You can see my bias peeking through: knowing the implementation, I know 
that that more explicit "or" alternatives are easier to implement.

Recalling that originally the only FFI primitive was _import of
C-functions, it becomes clear why adopting the ML style type annotation
made sense -- since in that (one) case, the annotation is the type of the
resulting expression.

> Another frightening aspect no one has brought up: what about pointers?
> val set : int vector -> unit = _store "x"
> 
> This is extremely frightening (to me) since it seems the exported pointer 
> can never be assumed to contain valid information. For _import this works,
> because you don't use the GC during the C function call.

That's not actually true.  You can call a C function, which calls an 
_export-ed ML function, during whose execution a GC may occur, so any ML 
pointers that the C function had when control returns are not necessarily 
valid.  It is a (minor, as in relatively easily fixed) deficiency of the 
runtime system that there is no way to register ML pointers with the 
runtime to be treated as roots and updated at a GC.

> And what about 
> val get : unit -> int vector = _fetch "x"
> Where does the length information come from?

The supposition is that the pointer in the symbol "x" is a (pointer to a) 
ML vector.  As above, with GC's occurring, it may be difficult to ensure 
that the pointer is valid.

> I just compiled foo.sml:
> val ex = _export "test": int vector -> unit;
> fun out x = print (Int.toString x ^ "\n")
> fun app x = Vector.app out x
> val () = ex app
> ... this actually works, yikes.
> 
> I can only assume that the programmer is required to only pass back SML
> arrays to SML functions; never arrays coming from C. After the C call
> which set the symbol, on return to SML the GC might run.

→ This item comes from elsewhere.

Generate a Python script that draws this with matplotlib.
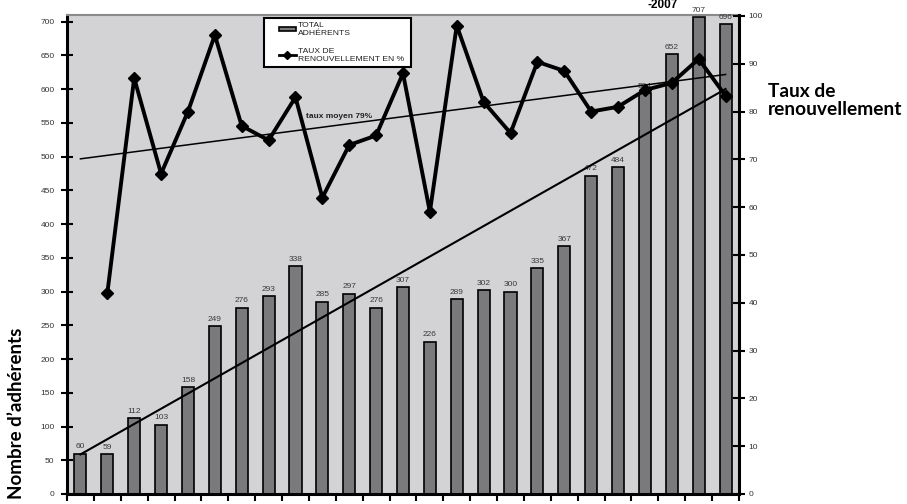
import matplotlib.pyplot as plt
import numpy as np
from matplotlib.patches import Patch, Rectangle
from matplotlib.lines import Line2D

# Données
adherents = [60, 59, 112, 103, 158, 249, 276, 293, 338, 285, 297, 276, 307,
             226, 289, 302, 300, 335, 367, 472, 484, 594, 652, 707, 696]
# taux de renouvellement (%) : pas de valeur pour la première année
taux = [42, 87, 67, 80, 96, 77, 74, 83, 62, 73, 75, 88, 59, 98, 82, 75.5,
        90.4, 88.5, 80, 81, 84.5, 86, 91, 83.3]

plt.rcParams['font.family'] = ['Liberation Sans', 'DejaVu Sans']

n = len(adherents)
x = np.arange(n)
x_taux = np.arange(1, n)

fig = plt.figure(figsize=(9.07, 5.04), dpi=100)
ax = fig.add_axes([67 / 907, 10 / 504, 672 / 907, 479 / 504])
ax.set_facecolor('#d3d3d5')

ax.bar(x, adherents, width=0.45, color='#7a7a7c', edgecolor='black',
       linewidth=1.2, zorder=2)
for xi, v in zip(x, adherents):
    ax.text(xi, v + 5, str(v), ha='center', va='bottom', fontsize=6,
            color='#3a3a3a', zorder=3)

# tendance linéaire des adhérents
p = np.polyfit(x, adherents, 1)
ax.plot([0, n - 1], np.polyval(p, [0, n - 1]), color='black', lw=1.5, zorder=4)

ax.set_xlim(-0.5, n - 0.5)
ax.set_ylim(0, 710)
ax.set_yticks(range(0, 701, 50))
ax.set_xticks(np.arange(-0.5, n, 1))
ax.set_xticklabels([])
ax.tick_params(axis='x', direction='out', length=5, width=1.5)
ax.tick_params(axis='y', direction='inout', length=8, width=1.5,
               labelsize=6, labelcolor='#333333', pad=5)
for s in ['left', 'bottom']:
    ax.spines[s].set_linewidth(2.2)
ax.spines['top'].set_color('#8a8a8a')
ax.spines['top'].set_linewidth(1.5)
ax.spines['right'].set_visible(False)

ax2 = ax.twinx()
ax2.plot(x_taux, taux, color='black', lw=2.8, marker='D', markersize=6.5,
         zorder=5)
p2 = np.polyfit(x_taux, taux, 1)
ax2.plot([0, n - 1], np.polyval(p2, [0, n - 1]), color='black', lw=1.1)
ax2.set_ylim(0, 100.2)
ax2.set_yticks(range(0, 101, 10))
ax2.tick_params(axis='y', direction='inout', length=8, width=1.5,
                labelsize=6, labelcolor='#333333', pad=3)
ax2.spines['right'].set_linewidth(2.2)
ax2.spines['top'].set_visible(False)
ax2.spines['left'].set_visible(False)
ax2.spines['bottom'].set_visible(False)
ax2.text(8.4, 78.6, 'taux moyen 79%', fontsize=6, fontweight='bold',
         color='#222222')

# cadre de la légende
fig.add_artist(Rectangle((264 / 907, 1 - 67 / 504), 147 / 907, 49 / 504,
                         transform=fig.transFigure, facecolor='white',
                         edgecolor='black', linewidth=1.5, zorder=4))
handles = [Patch(facecolor='#7a7a7c', edgecolor='black', linewidth=1.2),
           Line2D([], [], color='black', lw=2, marker='D', markersize=4.5)]
leg = fig.legend(handles, ['TOTAL\nADHÉRENTS', 'TAUX DE\nRENOUVELLEMENT EN %'],
                 loc='upper left', bbox_to_anchor=(279 / 907, 1 - 22 / 504),
                 fontsize=6.1, frameon=False, handlelength=2.0,
                 handleheight=0.4, handletextpad=0.25, labelspacing=1.3,
                 borderpad=0, borderaxespad=0)
leg.set_zorder(6)
for t in leg.get_texts():
    t.set_color('#222222')

fig.text(663 / 907, 1 - 7.5 / 504, '-2007', ha='center', va='baseline',
         fontsize=8.5, fontweight='bold')
fig.text(768 / 907, 1 - 115 / 504, 'Taux de\nrenouvellement', ha='left',
         va='baseline', fontsize=13.8, fontweight='bold',
         family=['Lato', 'DejaVu Sans'], linespacing=1.05)
fig.text(17 / 907, 1 - 413 / 504, 'Nombre d\u2019adhérents', rotation=90,
         ha='center', va='center', fontsize=13.5, fontweight='bold',
         family=['Lato', 'DejaVu Sans'])

fig.savefig('out.png', dpi=100)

Thus, _fetch
> doesn't make sense either.
> 
> So, _fetch/_store of heap types should fail to compile, right?

Not necessarily, but possibly.

Bear in mind, this is an interface to *C*!  The programmer is leaving a 
type safe language, and so they had better know what is going on.

> (* These generate deprecated warnings (with suggested change): *)
> val somefnptr  : MLton.Pointer.t -> int -> int = _import *: int -> int;
> val somevalptr : MLton.Pointer.t -> int = _import *: int;

Neither somefnptr nor somevalptr are currently accepted by the compiler.

> Comments?

I still prefer _symbol over _fetch/_store.
I don't mind that a 'define'-ed _symbol is not initialized; this is *C* 
  and that behavior is allowed.  Furthermore, you might be defining a 
  symbol so that the C code can set it, and there is no need to initialize 
  it.
I don't think that type-inference is necessary; I think the current 
  annotations are fine.  Also, whatever decision is reached wrt 
  type-inference, it would certainly make more sense to first implement 
  the new FFI with annotation before tackling inference as well.